* _Goal of the exercise_: Copy out all of the material exactly.

* _Available data_:
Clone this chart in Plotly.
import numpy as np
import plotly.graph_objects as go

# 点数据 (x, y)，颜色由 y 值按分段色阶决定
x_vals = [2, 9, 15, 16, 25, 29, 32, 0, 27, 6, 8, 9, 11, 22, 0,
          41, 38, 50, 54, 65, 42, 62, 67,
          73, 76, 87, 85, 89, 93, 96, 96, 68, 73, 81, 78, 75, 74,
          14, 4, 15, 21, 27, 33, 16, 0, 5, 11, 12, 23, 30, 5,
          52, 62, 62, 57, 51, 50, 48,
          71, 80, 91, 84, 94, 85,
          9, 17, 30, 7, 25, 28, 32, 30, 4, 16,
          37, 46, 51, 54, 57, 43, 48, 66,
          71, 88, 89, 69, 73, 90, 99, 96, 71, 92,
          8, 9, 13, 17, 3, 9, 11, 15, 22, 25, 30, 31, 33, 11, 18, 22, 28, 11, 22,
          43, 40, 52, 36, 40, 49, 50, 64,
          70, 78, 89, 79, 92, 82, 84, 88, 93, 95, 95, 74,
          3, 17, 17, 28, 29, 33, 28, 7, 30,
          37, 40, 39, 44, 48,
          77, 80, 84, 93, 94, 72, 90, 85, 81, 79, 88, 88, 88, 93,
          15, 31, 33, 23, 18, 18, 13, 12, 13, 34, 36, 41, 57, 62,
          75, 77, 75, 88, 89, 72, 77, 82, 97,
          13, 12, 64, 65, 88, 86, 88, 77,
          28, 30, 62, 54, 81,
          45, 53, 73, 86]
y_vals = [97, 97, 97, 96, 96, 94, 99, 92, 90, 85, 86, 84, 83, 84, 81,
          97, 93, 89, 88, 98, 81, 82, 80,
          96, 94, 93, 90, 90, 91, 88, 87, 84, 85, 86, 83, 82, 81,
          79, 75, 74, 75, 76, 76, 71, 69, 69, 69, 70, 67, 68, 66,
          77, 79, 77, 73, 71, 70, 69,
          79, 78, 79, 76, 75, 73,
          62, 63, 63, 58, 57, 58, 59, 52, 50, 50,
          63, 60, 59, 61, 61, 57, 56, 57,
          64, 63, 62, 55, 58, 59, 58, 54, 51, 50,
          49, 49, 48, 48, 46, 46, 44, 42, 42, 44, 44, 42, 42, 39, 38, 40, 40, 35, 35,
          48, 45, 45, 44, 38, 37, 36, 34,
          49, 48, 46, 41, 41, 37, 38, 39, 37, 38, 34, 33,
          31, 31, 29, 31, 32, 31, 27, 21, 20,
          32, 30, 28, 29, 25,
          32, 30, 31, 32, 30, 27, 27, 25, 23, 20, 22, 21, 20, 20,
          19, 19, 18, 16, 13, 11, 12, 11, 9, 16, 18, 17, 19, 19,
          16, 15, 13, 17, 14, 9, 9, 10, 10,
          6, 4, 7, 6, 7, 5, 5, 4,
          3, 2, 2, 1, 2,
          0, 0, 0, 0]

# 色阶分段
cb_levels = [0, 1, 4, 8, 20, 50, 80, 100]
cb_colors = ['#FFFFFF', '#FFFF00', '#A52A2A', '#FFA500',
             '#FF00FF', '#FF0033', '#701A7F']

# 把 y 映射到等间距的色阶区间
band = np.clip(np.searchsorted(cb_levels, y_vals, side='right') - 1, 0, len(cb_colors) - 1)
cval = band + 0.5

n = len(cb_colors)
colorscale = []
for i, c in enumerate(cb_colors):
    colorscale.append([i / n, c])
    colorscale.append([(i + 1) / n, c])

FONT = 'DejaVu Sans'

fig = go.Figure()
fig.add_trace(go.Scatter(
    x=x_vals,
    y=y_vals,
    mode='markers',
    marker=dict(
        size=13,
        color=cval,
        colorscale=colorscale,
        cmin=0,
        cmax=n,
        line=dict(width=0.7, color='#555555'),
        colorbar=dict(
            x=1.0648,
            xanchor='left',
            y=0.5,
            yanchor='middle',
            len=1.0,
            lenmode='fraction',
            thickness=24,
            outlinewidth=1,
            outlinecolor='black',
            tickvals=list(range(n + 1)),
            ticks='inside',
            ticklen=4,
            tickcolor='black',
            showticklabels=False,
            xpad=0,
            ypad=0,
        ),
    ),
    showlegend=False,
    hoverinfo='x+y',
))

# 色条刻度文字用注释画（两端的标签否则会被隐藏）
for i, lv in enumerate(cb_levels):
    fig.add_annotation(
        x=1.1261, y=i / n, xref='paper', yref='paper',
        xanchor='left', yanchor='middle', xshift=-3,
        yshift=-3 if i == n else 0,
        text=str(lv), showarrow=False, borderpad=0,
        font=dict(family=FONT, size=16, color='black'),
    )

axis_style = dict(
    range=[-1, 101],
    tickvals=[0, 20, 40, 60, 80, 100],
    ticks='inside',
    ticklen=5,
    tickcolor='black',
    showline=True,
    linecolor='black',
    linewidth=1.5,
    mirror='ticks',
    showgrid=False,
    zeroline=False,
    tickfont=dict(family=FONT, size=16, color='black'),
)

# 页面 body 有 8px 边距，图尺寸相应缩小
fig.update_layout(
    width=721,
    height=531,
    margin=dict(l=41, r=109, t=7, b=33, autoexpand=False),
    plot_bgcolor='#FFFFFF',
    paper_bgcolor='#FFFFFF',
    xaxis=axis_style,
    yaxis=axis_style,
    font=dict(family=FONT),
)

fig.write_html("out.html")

* _The result_:
Clone this chart in Plotly.
import numpy as np
import plotly.graph_objects as go

# 点数据 (x, y)，颜色由 y 值按分段色阶决定
x_vals = [2, 9, 15, 16, 25, 29, 32, 0, 27, 6, 8, 9, 11, 22, 0,
          41, 38, 50, 54, 65, 42, 62, 67,
          73, 76, 87, 85, 89, 93, 96, 96, 68, 73, 81, 78, 75, 74,
          14, 4, 15, 21, 27, 33, 16, 0, 5, 11, 12, 23, 30, 5,
          52, 62, 62, 57, 51, 50, 48,
          71, 80, 91, 84, 94, 85,
          9, 17, 30, 7, 25, 28, 32, 30, 4, 16,
          37, 46, 51, 54, 57, 43, 48, 66,
          71, 88, 89, 69, 73, 90, 99, 96, 71, 92,
          8, 9, 13, 17, 3, 9, 11, 15, 22, 25, 30, 31, 33, 11, 18, 22, 28, 11, 22,
          43, 40, 52, 36, 40, 49, 50, 64,
          70, 78, 89, 79, 92, 82, 84, 88, 93, 95, 95, 74,
          3, 17, 17, 28, 29, 33, 28, 7, 30,
          37, 40, 39, 44, 48,
          77, 80, 84, 93, 94, 72, 90, 85, 81, 79, 88, 88, 88, 93,
          15, 31, 33, 23, 18, 18, 13, 12, 13, 34, 36, 41, 57, 62,
          75, 77, 75, 88, 89, 72, 77, 82, 97,
          13, 12, 64, 65, 88, 86, 88, 77,
          28, 30, 62, 54, 81,
          45, 53, 73, 86]
y_vals = [97, 97, 97, 96, 96, 94, 99, 92, 90, 85, 86, 84, 83, 84, 81,
          97, 93, 89, 88, 98, 81, 82, 80,
          96, 94, 93, 90, 90, 91, 88, 87, 84, 85, 86, 83, 82, 81,
          79, 75, 74, 75, 76, 76, 71, 69, 69, 69, 70, 67, 68, 66,
          77, 79, 77, 73, 71, 70, 69,
          79, 78, 79, 76, 75, 73,
          62, 63, 63, 58, 57, 58, 59, 52, 50, 50,
          63, 60, 59, 61, 61, 57, 56, 57,
          64, 63, 62, 55, 58, 59, 58, 54, 51, 50,
          49, 49, 48, 48, 46, 46, 44, 42, 42, 44, 44, 42, 42, 39, 38, 40, 40, 35, 35,
          48, 45, 45, 44, 38, 37, 36, 34,
          49, 48, 46, 41, 41, 37, 38, 39, 37, 38, 34, 33,
          31, 31, 29, 31, 32, 31, 27, 21, 20,
          32, 30, 28, 29, 25,
          32, 30, 31, 32, 30, 27, 27, 25, 23, 20, 22, 21, 20, 20,
          19, 19, 18, 16, 13, 11, 12, 11, 9, 16, 18, 17, 19, 19,
          16, 15, 13, 17, 14, 9, 9, 10, 10,
          6, 4, 7, 6, 7, 5, 5, 4,
          3, 2, 2, 1, 2,
          0, 0, 0, 0]

# 色阶分段
cb_levels = [0, 1, 4, 8, 20, 50, 80, 100]
cb_colors = ['#FFFFFF', '#FFFF00', '#A52A2A', '#FFA500',
             '#FF00FF', '#FF0033', '#701A7F']

# 把 y 映射到等间距的色阶区间
band = np.clip(np.searchsorted(cb_levels, y_vals, side='right') - 1, 0, len(cb_colors) - 1)
cval = band + 0.5

n = len(cb_colors)
colorscale = []
for i, c in enumerate(cb_colors):
    colorscale.append([i / n, c])
    colorscale.append([(i + 1) / n, c])

FONT = 'DejaVu Sans'

fig = go.Figure()
fig.add_trace(go.Scatter(
    x=x_vals,
    y=y_vals,
    mode='markers',
    marker=dict(
        size=13,
        color=cval,
        colorscale=colorscale,
        cmin=0,
        cmax=n,
        line=dict(width=0.7, color='#555555'),
        colorbar=dict(
            x=1.0648,
            xanchor='left',
            y=0.5,
            yanchor='middle',
            len=1.0,
            lenmode='fraction',
            thickness=24,
            outlinewidth=1,
            outlinecolor='black',
            tickvals=list(range(n + 1)),
            ticks='inside',
            ticklen=4,
            tickcolor='black',
            showticklabels=False,
            xpad=0,
            ypad=0,
        ),
    ),
    showlegend=False,
    hoverinfo='x+y',
))

# 色条刻度文字用注释画（两端的标签否则会被隐藏）
for i, lv in enumerate(cb_levels):
    fig.add_annotation(
        x=1.1261, y=i / n, xref='paper', yref='paper',
        xanchor='left', yanchor='middle', xshift=-3,
        yshift=-3 if i == n else 0,
        text=str(lv), showarrow=False, borderpad=0,
        font=dict(family=FONT, size=16, color='black'),
    )

axis_style = dict(
    range=[-1, 101],
    tickvals=[0, 20, 40, 60, 80, 100],
    ticks='inside',
    ticklen=5,
    tickcolor='black',
    showline=True,
    linecolor='black',
    linewidth=1.5,
    mirror='ticks',
    showgrid=False,
    zeroline=False,
    tickfont=dict(family=FONT, size=16, color='black'),
)

# 页面 body 有 8px 边距，图尺寸相应缩小
fig.update_layout(
    width=721,
    height=531,
    margin=dict(l=41, r=109, t=7, b=33, autoexpand=False),
    plot_bgcolor='#FFFFFF',
    paper_bgcolor='#FFFFFF',
    xaxis=axis_style,
    yaxis=axis_style,
    font=dict(family=FONT),
)

fig.write_html("out.html")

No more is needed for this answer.